Wprowadzenie takich zakazów i innych restrykcyjnych przepisów dotyczących zwierząt miało być wynikiem petycji Koniec Epoki Klatkowej (End the Cage Age), którą w 2020 r. podpisało 1,4 mln osób. Jeszcze więcej osób, bo aż 1,5 mln opowiedziało się za zakazem zaprzestania hodowli zwierząt na futro.
KE zrezygnuje z podwyższonego dobrostanu zwierząt?
Jednak zdaniem brytyjskiego dziennika Financial Times, który powołuje się na trzech wysokich rangą unijnych urzędników, Komisja całkowicie odrzuciła te propozycje – łącznie z wprowadzeniem prawa dotyczącego zrównoważonej żywności, którego celem jest zwiększenie produkcji zielonej żywności w całej UE. Z kolei zdaniem innego urzędnika KE dokona przeglądu planu dobrostanu zwierząt i zaproponuje tylko jego uproszczoną wersję.
Dobrostan zwierząt za drogi. "Koszty rolników mogą wzrosnąć o 15 proc."
Brukselę do ponownego rozważenia tych kwestii skłoniły obawy, że proponowane zmiany mogą jeszcze bardziej zwiększyć ceny żywności, które i tak wzrosły gwałtownie po zeszłorocznej inwazji Rosji na Ukrainę.
- Niektórzy w Komisji martwią się kosztami – powiedział dziennikarzom Financial Times, Joe Moran, dyrektor ds. polityki europejskiej w Four Paws, grupie prowadzącej kampanię na rzecz dobrostanu zwierząt.
Z projektu oceny wpływu dotyczącego propozycji w zakresie dobrostanu zwierząt, którą widział Financial Times, wynika, że koszty rolników mogą wzrosnąć średnio o około 15 procent, co „może skutkować wyższymi cenami dla konsumentów” i wzrostem importu.
Jajko droższe nawet o 60 centów
Zakaz zabijania jednodniowych piskląt płci męskiej podniósłby cenę kilkunastu jaj nawet o 60 centów.

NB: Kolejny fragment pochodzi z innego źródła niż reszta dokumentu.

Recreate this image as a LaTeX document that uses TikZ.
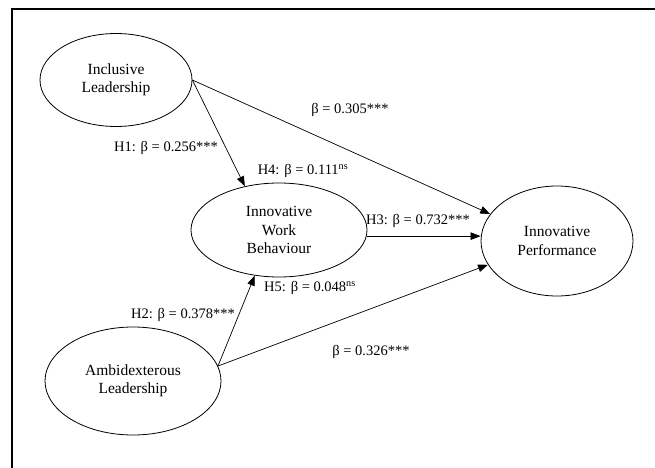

Zgodnie z projektem powiększenie powierzchni, w której trzymane są brojlery, wiązałoby się z dodatkowymi kosztami o 12 centów.
KE zajmie się ponownie dobrostanem zwierząt
Komisja Europejska twierdzi, że jest zdecydowana dokonać w tym roku przeglądu przepisów dotyczących dobrostanu zwierząt. „Prowadzone obecnie prace przygotowawcze obejmują ustawodawstwo dotyczące dobrostanu zwierząt utrzymywanych i hodowanych ze względów ekonomicznych” – stwierdzono.
Pekka Pesonen, sekretarz generalny Copa-Cogeca, powiedział, że unijni rolnicy mogą poprzeć wiele zmian, ale pod warunkiem, że otrzymają pomoc finansową na ich wdrożenie i jeśli importowane mięso będzie podlegało tym samym standardom.
To w praktyce oznaczałby koniec handlu z wieloma partnerami handlowymi, takimi jak Brazylia, Ukraina czy Tajlandia. Takiemu rozwiązaniu sprzeciwiłby się komisarz ds. handlu Valdis Dombrovskis.
"To koniec Europejskiego Zielonego Ładu jaki znamy"
Przecieki z Brukseli wydają się znajdować potwierdzenie w orędziu przewodniczącej Komisji Europejskiej. Podczas dorocznego przemówienia „O stanie Unii”, Ursula von der Layen nie wspomniała ani słowa o kwestiach dobrostanu zwierząt, czyniąc jednocześnie pojednawcze gesty w kierunku rolników.
- Konsekwencje napaści Rosji na Ukrainę, zmiany klimatyczne, powodujące susze, powodzie, pożary lasów, a także nowe zobowiązania coraz mocniej wpływają na pracę rolników i ich dochody. Musimy wziąć to pod uwagę - powiedziała wczoraj szefowa KE.
Tzw. organizacje pro-zwierzęce już podniosły alarm twierdząc, że zostały... zdradzone.
- To koniec Europejskiego Zielonego Ładu, jaki znamy - skomentował Gerardo Fortuna dziennikarz brukselskiego Euractive.